Research your audience

1. What media are most used in your new market countries? In some countries, printed catalogues sent by mail are a thing of the past. In others, they are very much still in use. Running an e-mail campaign might work for some audiences, whereas for others WhatsApp messaging might be more effective. Your research must show what are the most strategic means for reaching your new audience.

2. What regional variants of the national language do your new prospects speak? For instance, Moroccan Arabic is different from Tunisian Arabic, which is different from the Levantine Arabic spoken in Jordan. If you are advertising in those three countries, you might have to translate your ad into each one of those dialects. 

3. What images, words and cultural references will appeal positively to your audience? Is there anything about your original ad that will be incomprehensible, ridiculous, or offensive to your target audiences? The same color for instance can have a different meaning in another culture from the one it has in your own culture. A hand gesture may mean something funny in one country but be considered indecent in another. A pop culture reference which is immediately understood by one audience may be completely lost on another. You need to know what will attract your prospects and what is best avoided.

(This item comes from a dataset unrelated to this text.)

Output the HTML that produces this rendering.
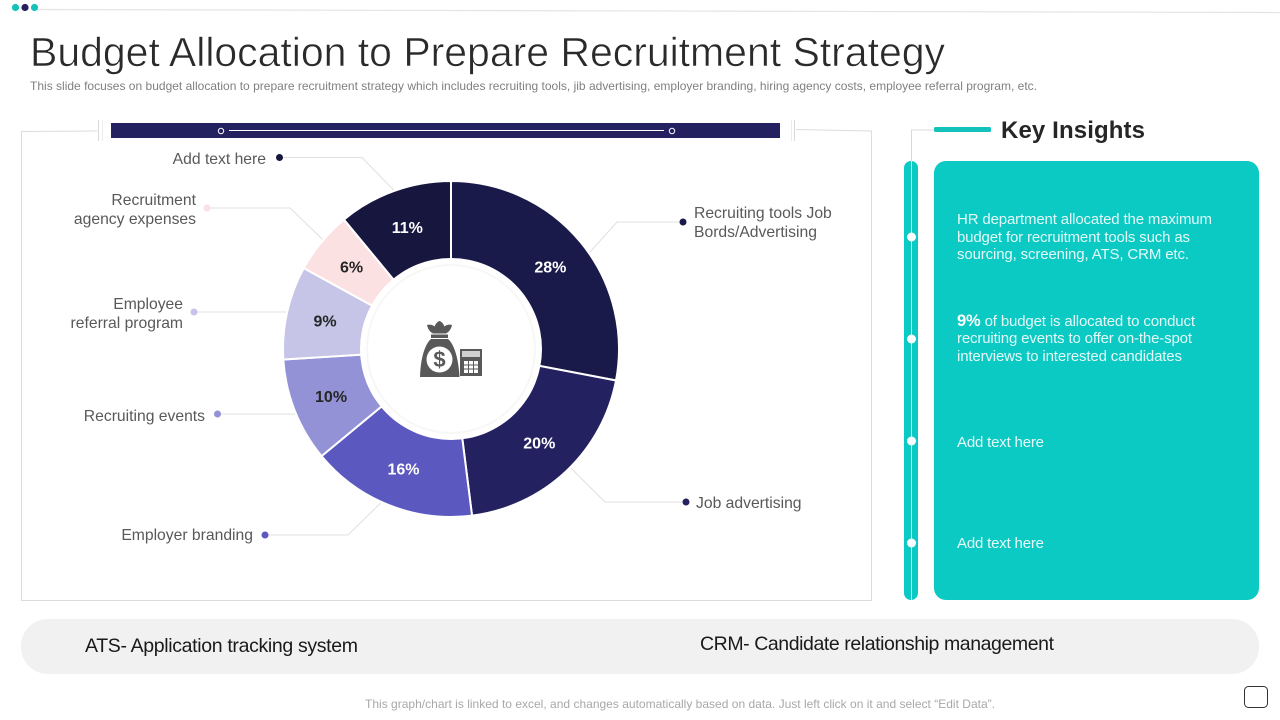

4. Does the layout of your ads work as it is? Does your French strapline take up more room than the original English one, so that you need to adapt it? Does the right-to-left Arabic text flow against the left-to-right image on your poster? These aspects may appear subtle, but they too are crucial.

Decide what to keep and what to ditch

Once you have all the information about your audience’s language and culture, you can decide what in your ads is likely to work as it is (images or sounds) what is best adapted (words that must be translated) and what needs to be recreated on purpose for your new audience. The latter implies going beyond translation and into transcreation — a good translation company should offer you both services.

Create your new advertisements

This is self-explanatory, right? Your marketing translation team will submit ideas to you, and after a few rounds of back-and-forth and a lot of creative work, you will have the right kind of message on the right kind of media for your foreign prospects. 

This process will be very specific to your company, so instead of going deeper into it, let’s look at what some famous brands to with their advertising translation.

Examples of good ad translation

Nespresso — “Nespresso: what else?” Sometimes, a slogan works so well in one language it’s best not to translate it at all. 

Lancôme — The English and French versions of this ad are very similar, but the text is not quite identical. And it’s probably a matter of space. 

“What makes a woman feel beautiful?” has 34 characters. The literal translation “Qu’est-ce que fait qu’une femme se sente belle?” has 47 characters, so they went for a non-literal translation of only 33 characters:
 “Ce qui rend les femmes si belles?” 

McDonald’s — when they opened their first restaurant in Russia in 1990, McDonald’s advertised it with the slogan "If you can't go to America, come to McDonald's in Moscow." In the context of that era, this appealed to Russians a lot more than the slogan used in the US at that time: “It's a good time for the great taste of McDonald's”

These few examples show how careful big brands are about their advertising translation. If you want to do the same, choose to work with a company that offers high-quality marketing translation services. They will make sure you introduce your products to your foreign audiences with your best foot forward.